Exercise prompt
Print the listing from its top line through the line containing "import pandas as pd", nothing more, and leave out the pictures.

** START Data to use **

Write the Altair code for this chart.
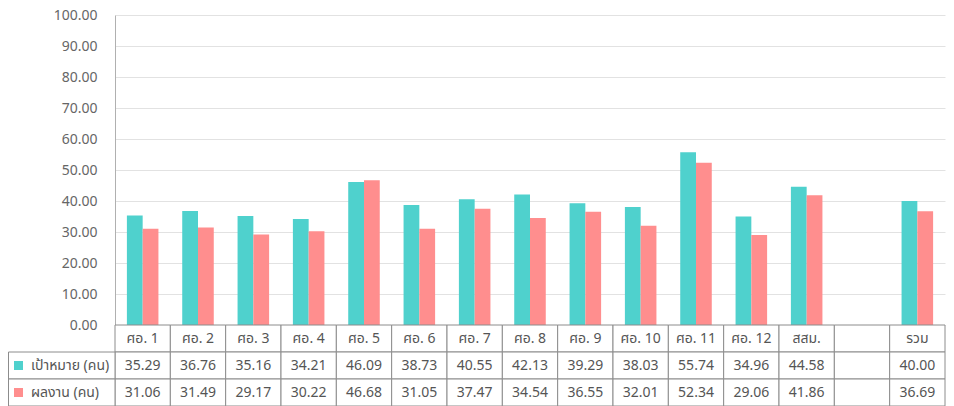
import altair as alt
import pandas as pd

categories = ["ศอ. 1", "ศอ. 2", "ศอ. 3", "ศอ. 4", "ศอ. 5", "ศอ. 6", "ศอ. 7",
              "ศอ. 8", "ศอ. 9", "ศอ. 10", "ศอ. 11", "ศอ. 12", "สสม.", " ", "รวม"]
target = [35.29, 36.76, 35.16, 34.21, 46.09, 38.73, 40.55, 42.13, 39.29,
          38.03, 55.74, 34.96, 44.58, None, 40.00]
result = [31.06, 31.49, 29.17, 30.22, 46.68, 31.05, 37.47, 34.54, 36.55,
          32.01, 52.34, 29.06, 41.86, None, 36.69]
series_names = ["เป้าหมาย (คน)", "ผลงาน (คน)"]
colors = ["#4fd1cd", "#ff8e8e"]
y_ticks = [0, 10, 20, 30, 40, 50, 60, 70, 80, 90, 100]

FONT = "Tahoma, 'Noto Sans Thai', 'Noto Sans', sans-serif"
TXT = "#555555"
BORDER = "#8c8c8c"

# bar data
bar_rows = []
for c, t, r in zip(categories, target, result):
    if t is not None:
        bar_rows.append({"cat": c, "series": series_names[0], "value": t})
    if r is not None:
        bar_rows.append({"cat": c, "series": series_names[1], "value": r})
bars_df = pd.DataFrame(bar_rows)

# table data
row_order = ["_cat"] + series_names
table_rows = []
for c, t, r in zip(categories, target, result):
    table_rows.append({"cat": c, "row": "_cat", "text": c.strip()})
    table_rows.append({"cat": c, "row": series_names[0], "text": "" if t is None else f"{t:.2f}"})
    table_rows.append({"cat": c, "row": series_names[1], "text": "" if r is None else f"{r:.2f}"})
table_df = pd.DataFrame(table_rows)

label_df = pd.DataFrame({"row": series_names, "series": series_names})

LEFT = 107
PLOT_W = 830
ROW_H = 27
color_scale = alt.Scale(domain=series_names, range=colors)

top = alt.Chart(bars_df).mark_bar().encode(
    x=alt.X("cat:N", sort=categories,
            scale=alt.Scale(domain=categories, paddingInner=0.43, paddingOuter=0.215),
            axis=None),
    xOffset=alt.XOffset("series:N", sort=series_names,
                        scale=alt.Scale(domain=series_names, paddingInner=0, paddingOuter=0)),
    y=alt.Y("value:Q", scale=alt.Scale(domain=[0, 100], nice=False),
            axis=alt.Axis(values=y_ticks, format=".2f", title=None, ticks=False,
                          labelPadding=18, domainColor="#b0b0b0", gridColor="#e2e2e2",
                          labelColor="#666666", labelFontSize=14, labelFont=FONT,
                          minExtent=LEFT, maxExtent=LEFT)),
    color=alt.Color("series:N", scale=color_scale, legend=None),
).properties(width=PLOT_W, height=310)

y_rows = alt.Y("row:N", sort=row_order,
               scale=alt.Scale(domain=row_order, paddingInner=0, paddingOuter=0), axis=None)

cells_base = alt.Chart(table_df).encode(
    x=alt.X("cat:N", sort=categories,
            scale=alt.Scale(domain=categories, paddingInner=0, paddingOuter=0), axis=None),
    y=y_rows,
)
cell_rects = cells_base.mark_rect(fill="white", stroke=BORDER, strokeWidth=1)
cell_text = cells_base.mark_text(font=FONT, fontSize=14, color=TXT).encode(text="text:N")

lab_base = alt.Chart(label_df).encode(y=y_rows)
lab_rect = lab_base.mark_rect(fill="white", stroke=BORDER, strokeWidth=1).encode(
    x=alt.value(-LEFT + 0.5), x2=alt.value(0))
lab_sq = lab_base.mark_square(size=81, opacity=1).encode(
    x=alt.value(-LEFT + 10.5), color=alt.Color("series:N", scale=color_scale, legend=None))
lab_txt = lab_base.mark_text(align="left", font=FONT, fontSize=14, color=TXT).encode(
    x=alt.value(-LEFT + 23), text="series:N")

table = alt.layer(cell_rects, cell_text, lab_rect, lab_sq, lab_txt).properties(
    width=PLOT_W, height=ROW_H * 3)

chart = alt.vconcat(top, table, spacing=0, bounds="flush").properties(
    padding=0).configure_view(stroke=None)

chart.save("out.html", embed_options={"renderer": "svg", "actions": False})
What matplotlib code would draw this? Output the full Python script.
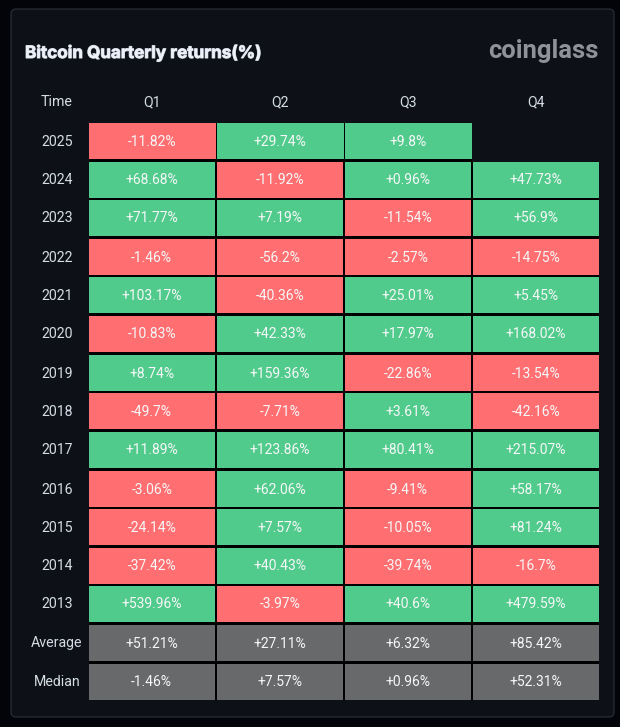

** END Data to use **

Response to this task
Write the Altair code for this chart.
import altair as alt
import pandas as pd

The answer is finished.